Friday, September 28, 2007

Not a Tame God

In C.S. Lewis’ Christian allegory, The Lion, the Witch, and the Wardrobe, a scene occurs where four children who are exploring the magical land of Narnia have a conversation with some talking beavers. These beavers are explaining to the children about the lion Aslan, who represents God and Jesus Christ. In asking about what Aslan is like, the children ask, “Is he dangerous, or is he safe?” Surprised at the question, the beavers answer that “He’s not a Tame Lion!” and something to the effect that a lion isn’t safe, but he is good. I think that is a good insight into how we think about God.

The way that many people seem to approach God, is that we are trying to tame God. Or really, we are trying to create an image or understanding of God that fits with what we want God to be. Something manageable yet benevolent, sort of like the kindly old grandfather who winks at your faults. Or an absentee landlord who only checks in on us on rare occasions. A God that would never send anyone to hell, a God that was utterly separated from the warfare of the Israelites in conquering Canaan, and a God who would not work in unpredictable or unexpected ways. We try to knock off all the hard edges of the way the Bible speaks of God and His actions throughout history. This is captured well by a quote from Mark Twain, “In the beginning God created mankind in His image; ever since man has been returning the favor!” In other words, mankind is always trying to make God in our own image. Which is idolatry of course. The first commandment states, “You shall have no other gods before me.”

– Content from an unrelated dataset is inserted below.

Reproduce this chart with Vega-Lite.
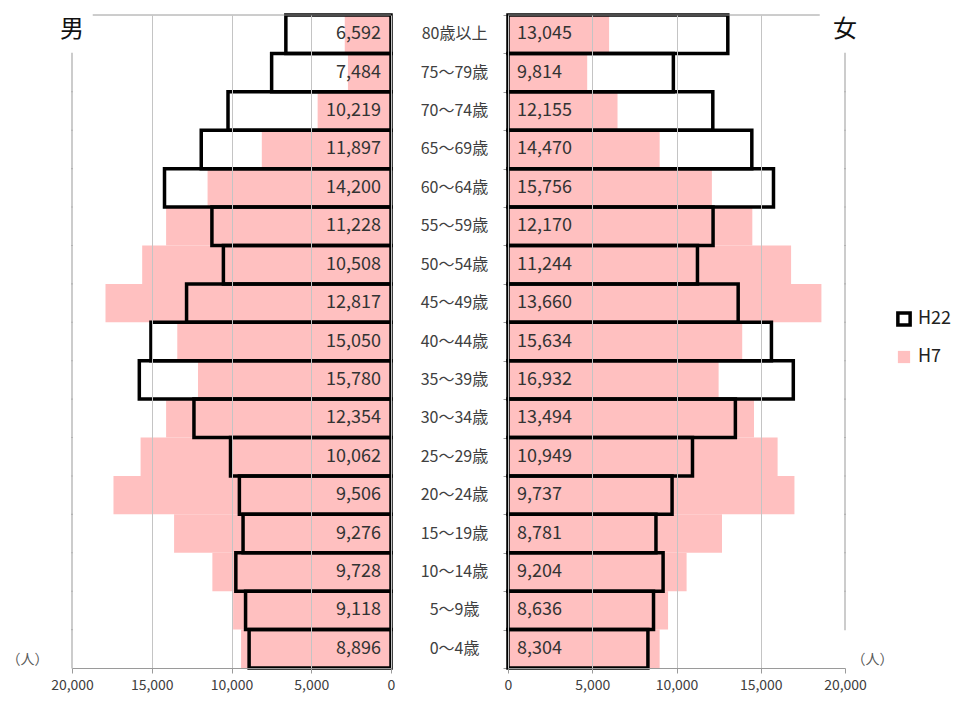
{
  "$schema": "https://vega.github.io/schema/vega-lite/v6.json",
  "padding": {"left": 6, "top": 13, "right": 5, "bottom": 5},
  "config": {
    "font": "Noto Sans CJK JP",
    "view": {"stroke": null}
  },
  "datasets": {
    "pop": [
      {"sex": "男", "age": "80歳以上", "H22": 6592, "H7": 2900},
      {"sex": "男", "age": "75〜79歳", "H22": 7484, "H7": 2700},
      {"sex": "男", "age": "70〜74歳", "H22": 10219, "H7": 4600},
      {"sex": "男", "age": "65〜69歳", "H22": 11897, "H7": 8100},
      {"sex": "男", "age": "60〜64歳", "H22": 14200, "H7": 11500},
      {"sex": "男", "age": "55〜59歳", "H22": 11228, "H7": 14100},
      {"sex": "男", "age": "50〜54歳", "H22": 10508, "H7": 15600},
      {"sex": "男", "age": "45〜49歳", "H22": 12817, "H7": 17900},
      {"sex": "男", "age": "40〜44歳", "H22": 15050, "H7": 13400},
      {"sex": "男", "age": "35〜39歳", "H22": 15780, "H7": 12100},
      {"sex": "男", "age": "30〜34歳", "H22": 12354, "H7": 14100},
      {"sex": "男", "age": "25〜29歳", "H22": 10062, "H7": 15700},
      {"sex": "男", "age": "20〜24歳", "H22": 9506, "H7": 17400},
      {"sex": "男", "age": "15〜19歳", "H22": 9276, "H7": 13600},
      {"sex": "男", "age": "10〜14歳", "H22": 9728, "H7": 11200},
      {"sex": "男", "age": "5〜9歳", "H22": 9118, "H7": 9900},
      {"sex": "男", "age": "0〜4歳", "H22": 8896, "H7": 9400},
      {"sex": "女", "age": "80歳以上", "H22": 13045, "H7": 6000},
      {"sex": "女", "age": "75〜79歳", "H22": 9814, "H7": 4700},
      {"sex": "女", "age": "70〜74歳", "H22": 12155, "H7": 6500},
      {"sex": "女", "age": "65〜69歳", "H22": 14470, "H7": 9000},
      {"sex": "女", "age": "60〜64歳", "H22": 15756, "H7": 12100},
      {"sex": "女", "age": "55〜59歳", "H22": 12170, "H7": 14500},
      {"sex": "女", "age": "50〜54歳", "H22": 11244, "H7": 16800},
      {"sex": "女", "age": "45〜49歳", "H22": 13660, "H7": 18600},
      {"sex": "女", "age": "40〜44歳", "H22": 15634, "H7": 13900},
      {"sex": "女", "age": "35〜39歳", "H22": 16932, "H7": 12500},
      {"sex": "女", "age": "30〜34歳", "H22": 13494, "H7": 14600},
      {"sex": "女", "age": "25〜29歳", "H22": 10949, "H7": 16000},
      {"sex": "女", "age": "20〜24歳", "H22": 9737, "H7": 17000},
      {"sex": "女", "age": "15〜19歳", "H22": 8781, "H7": 12700},
      {"sex": "女", "age": "10〜14歳", "H22": 9204, "H7": 10600},
      {"sex": "女", "age": "5〜9歳", "H22": 8636, "H7": 9500},
      {"sex": "女", "age": "0〜4歳", "H22": 8304, "H7": 9000}
    ]
  },
  "bounds": "flush",
  "spacing": 0,
  "hconcat": [
    {
      "width": 319,
      "height": 653,
      "data": {"name": "pop"},
      "encoding": {
        "y": {
          "field": "age", "type": "nominal",
          "scale": {"domain": ["80歳以上","75〜79歳","70〜74歳","65〜69歳","60〜64歳","55〜59歳","50〜54歳","45〜49歳","40〜44歳","35〜39歳","30〜34歳","25〜29歳","20〜24歳","15〜19歳","10〜14歳","5〜9歳","0〜4歳"], "paddingInner": 0, "paddingOuter": 0},
          "axis": null
        }
      },
      "layer": [
        {
          "transform": [
            {"filter": "datum.sex === '男'"},
            {"fold": ["H22", "H7"], "as": ["year", "value"]},
            {"filter": "datum.year === 'H7'"}
          ],
          "mark": {"type": "bar"},
          "encoding": {
            "x": {
              "field": "value", "type": "quantitative",
              "scale": {"domain": [0, 20000], "reverse": true, "nice": false},
              "axis": {
                "values": [0, 5000, 10000, 15000, 20000], "format": ",.0f",
                "grid": true, "gridColor": "#c4c4c4",
                "gridOpacity": {"condition": {"test": "datum.value === 20000", "value": 0}, "value": 1},
                "domainColor": "#9a9a9a", "tickColor": "#9a9a9a", "tickSize": 5,
                "labelFontSize": 14, "labelColor": "#404040", "labelPadding": 5, "labelFlush": false, "labelOverlap": false,
                "title": "（人）", "titleX": -45, "titleY": -9, "titleFontSize": 14, "titleFontWeight": "normal",
                "titleColor": "#595959", "titleAlign": "center", "titleBaseline": "middle", "zindex": 1
              }
            },
            "fill": {"field": "year", "type": "nominal", "scale": {"domain": ["H22", "H7"], "range": ["transparent", "#ffc0c0"]}, "legend": {"title": null, "orient": "none", "legendX": 823, "legendY": 295, "labelFontSize": 18, "labelColor": "#222222", "symbolType": "square", "symbolSize": 150, "symbolStrokeWidth": 3.5, "rowPadding": 10, "labelOffset": 5}},
            "stroke": {"field": "year", "type": "nominal", "scale": {"domain": ["H22", "H7"], "range": ["#000000", "transparent"]}, "legend": {"title": null, "orient": "none", "legendX": 823, "legendY": 295, "labelFontSize": 18, "labelColor": "#222222", "symbolType": "square", "symbolSize": 150, "symbolStrokeWidth": 3.5, "rowPadding": 10, "labelOffset": 5}}
          }
        },
        {
          "transform": [
            {"filter": "datum.sex === '男'"},
            {"fold": ["H22", "H7"], "as": ["year", "value"]},
            {"filter": "datum.year === 'H22'"}
          ],
          "mark": {"type": "bar", "strokeWidth": 3.5},
          "encoding": {
            "x": {"field": "value", "type": "quantitative"},
            "fill": {"field": "year", "type": "nominal"},
            "stroke": {"field": "year", "type": "nominal"}
          }
        },
        {
          "transform": [{"filter": "datum.sex === '男'"}],
          "mark": {"type": "text", "align": "right", "baseline": "middle", "dx": -10, "fontSize": 18, "color": "#333333"},
          "encoding": {
            "x": {"datum": 0},
            "text": {"field": "H22", "type": "quantitative", "format": ","}
          }
        },
        {
          "transform": [{"filter": "datum.sex === '男' && datum.age === '80歳以上'"}],
          "mark": {"type": "rule", "color": "#9a9a9a", "strokeWidth": 1},
          "encoding": {
            "x": {"datum": 18700}, "x2": {"datum": 0},
            "y": {"field": "age", "type": "nominal", "bandPosition": 0}
          }
        },
        {
          "transform": [{"filter": "datum.sex === '男' && datum.age !== '80歳以上'"}],
          "mark": {"type": "tick", "color": "#9a9a9a", "thickness": 1, "size": 39.5, "opacity": 1},
          "encoding": {
            "x": {"datum": 20000}
          }
        },
        {
          "transform": [{"filter": "datum.sex === '男' && datum.age === '80歳以上'"}],
          "mark": {"type": "text", "align": "center", "baseline": "middle", "fontSize": 24, "color": "#111111", "text": "男"},
          "encoding": {
            "x": {"datum": 20000},
            "y": {"field": "age", "type": "nominal", "bandPosition": 0.4}
          }
        }
      ]
    },
    {
      "width": 117,
      "height": 653,
      "data": {"name": "pop"},
      "transform": [{"filter": "datum.sex === '男'"}],
      "mark": {"type": "text", "align": "center", "baseline": "middle", "fontSize": 16, "color": "#404040", "dx": 5},
      "encoding": {
        "y": {
          "field": "age", "type": "nominal",
          "scale": {"domain": ["80歳以上","75〜79歳","70〜74歳","65〜69歳","60〜64歳","55〜59歳","50〜54歳","45〜49歳","40〜44歳","35〜39歳","30〜34歳","25〜29歳","20〜24歳","15〜19歳","10〜14歳","5〜9歳","0〜4歳"], "paddingInner": 0, "paddingOuter": 0},
          "axis": null
        },
        "text": {"field": "age", "type": "nominal"}
      }
    },
    {
      "width": 337,
      "height": 653,
      "data": {"name": "pop"},
      "encoding": {
        "y": {
          "field": "age", "type": "nominal",
          "scale": {"domain": ["80歳以上","75〜79歳","70〜74歳","65〜69歳","60〜64歳","55〜59歳","50〜54歳","45〜49歳","40〜44歳","35〜39歳","30〜34歳","25〜29歳","20〜24歳","15〜19歳","10〜14歳","5〜9歳","0〜4歳"], "paddingInner": 0, "paddingOuter": 0},
          "axis": {"orient": "left", "labels": false, "domain": false, "ticks": true, "tickBand": "extent", "tickSize": 5, "tickColor": "#9a9a9a", "title": null, "grid": false}
        }
      },
      "layer": [
        {
          "transform": [
            {"filter": "datum.sex === '女'"},
            {"fold": ["H22", "H7"], "as": ["year", "value"]},
            {"filter": "datum.year === 'H7'"}
          ],
          "mark": {"type": "bar"},
          "encoding": {
            "x": {
              "field": "value", "type": "quantitative",
              "scale": {"domain": [0, 20000], "nice": false},
              "axis": {
                "values": [0, 5000, 10000, 15000, 20000], "format": ",.0f",
                "grid": true, "gridColor": "#c4c4c4",
                "gridOpacity": {"condition": {"test": "datum.value === 20000", "value": 0}, "value": 1},
                "domainColor": "#9a9a9a", "tickColor": "#9a9a9a", "tickSize": 5,
                "labelFontSize": 14, "labelColor": "#404040", "labelPadding": 5, "labelFlush": false, "labelOverlap": false,
                "title": "（人）", "titleX": 364, "titleY": -9, "titleFontSize": 14, "titleFontWeight": "normal",
                "titleColor": "#595959", "titleAlign": "center", "titleBaseline": "middle", "zindex": 1
              }
            },
            "fill": {"field": "year", "type": "nominal"},
            "stroke": {"field": "year", "type": "nominal"}
          }
        },
        {
          "transform": [
            {"filter": "datum.sex === '女'"},
            {"fold": ["H22", "H7"], "as": ["year", "value"]},
            {"filter": "datum.year === 'H22'"}
          ],
          "mark": {"type": "bar", "strokeWidth": 3.5},
          "encoding": {
            "x": {"field": "value", "type": "quantitative"},
            "fill": {"field": "year", "type": "nominal"},
            "stroke": {"field": "year", "type": "nominal"}
          }
        },
        {
          "transform": [{"filter": "datum.sex === '女'"}],
          "mark": {"type": "text", "align": "left", "baseline": "middle", "dx": 9, "fontSize": 18, "color": "#333333"},
          "encoding": {
            "x": {"datum": 0},
            "text": {"field": "H22", "type": "quantitative", "format": ","}
          }
        },
        {
          "transform": [{"filter": "datum.sex === '女' && datum.age === '80歳以上'"}],
          "mark": {"type": "rule", "color": "#9a9a9a", "strokeWidth": 1},
          "encoding": {
            "x": {"datum": 0}, "x2": {"datum": 18500},
            "y": {"field": "age", "type": "nominal", "bandPosition": 0}
          }
        },
        {
          "transform": [{"filter": "datum.sex === '女' && datum.age !== '80歳以上' && datum.age !== '0〜4歳'"}],
          "mark": {"type": "tick", "color": "#9a9a9a", "thickness": 1, "size": 39.5, "opacity": 1},
          "encoding": {
            "x": {"datum": 20000}
          }
        },
        {
          "transform": [{"filter": "datum.sex === '女' && datum.age === '80歳以上'"}],
          "mark": {"type": "text", "align": "center", "baseline": "middle", "fontSize": 24, "color": "#111111", "text": "女"},
          "encoding": {
            "x": {"datum": 20000},
            "y": {"field": "age", "type": "nominal", "bandPosition": 0.4}
          }
        }
      ]
    }
  ]
}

I suspect some of the reasons we engage in this sinful enterprise of fashioning our own image of God, are that for one, we want a God that we can face. We want safety. We want a God who is easy to digest and presentable enough for us to share with other people. We don’t want a God who identifies our sins. But we must let God be God. Hidden in these attempts to refashion God, I think there is a truly human, and understandable impulse. Job spoke of it in the Old Testament, when he was beset with enormous difficulties and loss in his life. He lamented that God “is not a man, as I am, that I might answer him, that we should come to trial together. There is no arbiter between us, who might lay his hand on us both. Let him take his rod away from me, and let not dread of him terrify me. Then I would speak without fear of him, for I am not so in myself” (Job 9:32-35). What Job wanted was a God with a face. He wanted to meet God like a man, and contend his case with him, safe from the rod of discipline and the dread of God’s holiness. Then Job could speak to God without fear.

I think this is what our attempts all amount to—trying to create a God we can face without fear. But the irony of Job’s wish, that God would be a man, is that now in Christ Jesus that wish is fulfilled! In Christ Jesus, God is a man, and He has a face. He is the “arbiter” or mediator between God and man. In Christ Jesus we can approach God without fear and dread. And we don’t have to engage in silly and sinful games to refashion God’s image. (Though we are not immune to attempts to refashion Jesus also, to fit our own agendas). No, we dare not try to “tame” God. God is terrifying in His supreme majesty, His limitless power, His control of the universe by His divine Word, and His power to give life and take it away. God is unapproachable in His bare majesty; in fact in the Old Testament God told Moses “You cannot see my face, for man shall not see me and live” (Ex. 33:20). But God showed Moses His back, so that he would not perish in seeing God’s full glory.

Instead of “taming” God, we approach God in Jesus Christ, who has revealed and made God known to us (John 1:18). In Christ Jesus, we find that God is indeed good toward us, and that His true Fatherly heart towards us is to love us and see us redeemed by His Son. In Christ Jesus, God has a face, and in that face we see the sternness of God’s judgment against sin, but also the compassion and mercy of the one who took that judgment upon Himself.

In the end, a God whom we have to reduce, refashion, or recreate in our own image—is not only a false idol of our own making, but it is also a god that is powerless to save us. Only the true God, who is indeed fearfully holy and powerful, yet abounding in steadfast mercy and love (Ex. 34:6)—only this God can save us. In His hidden will and His hidden ways, God is indeed mysterious and His ways are beyond our understanding, but in Christ Jesus we see God’s revealed will and His revealed ways. And His revealed will is that “all men would be saved and come to a knowledge of the truth” (1 Tim. 2:4). This is how we ought to understand God, and how we ought to approach God—through the Incarnate Word of God, Jesus Christ, and through His Holy Scriptures that reveal this face of God to us. And we may leave the mysteries of God to remain to His glory until we meet Him face to face in heaven.